Did you see it coming? I mean, it was a shot as from nowhere that the former Only Ones singer should emerge with a new solo record in 2017 but that was as nothing compared to the splendid shock of just how terrific it ended up being. From the first opening riff references to ‘Sweet Jane’ to its final breaths of guitar notes that could be lips kissing ‘New Day Dawning’, How The West Was Won is a ravishingly full bloodied immersion in rock and roll. It is unapologetic. It is celebratory. It is also intelligent enough to remind itself not to take it all too seriously, throwing in throwaway nods and winks that cast a sprinkling of dark knowing humour. How The West Was Won in many ways acts as some kind of splendid brethren to Americana, where Perrett picks up on Davies’ foundations and spoils the party with a Punky sneer. Perhaps no surprise then to discover it was mostly recorded at KONK studios. As we are won’t to suggest at times: It all fits.

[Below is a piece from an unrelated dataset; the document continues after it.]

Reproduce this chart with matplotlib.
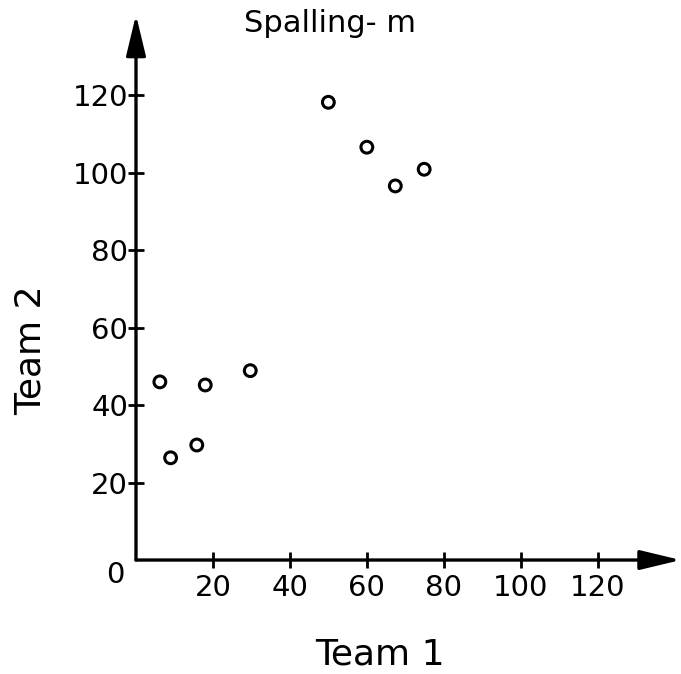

Alexis nails it in his splendid review for The Manchester Guardian when he suggests that Perrett "has pulled off something genuinely remarkable here”, for How The West Was Won is certainly a remarkable record. Remarkable in the context of Perrett’s back story, yes, of course, but remarkable too for simply being such a marvellous collection of brilliant songs so perfectly recorded. Would we love this record in spite of its history? Yes we would. Would the record exist if not for that history? Well no, of course not. The two are impossible to untangle, and why would you want to anyway? So How The West Was Won is drenched in the stench of excess, ego and selfish introspection to the point of near-extinction but is also offset with the scent of escape and the faintest glimmer of redemption. It all fittingly slips to its conclusion with ‘Take Me Home’, a glorious tale that captures the almost desperate conflict between the desire to belong with the unquenchable need to be separate. ‘Take Me Home’ is the quest to return to a centre which is continually just out of reach and not-quite possible to define or grasp. ‘Home’ is here, there, nowhere; the place we simultaneously yearn to return to and desperately desire to escape from. As such it captures where How The West Was Won may sit in the Peter Perrett story: Perhaps one last perfect point of conclusion or perhaps one stepping off point for brighter futures. One rather hopes it is the latter, but either way we are lucky to have such a magnificent artefact of rock and roll perfection. Remarkable, indeed.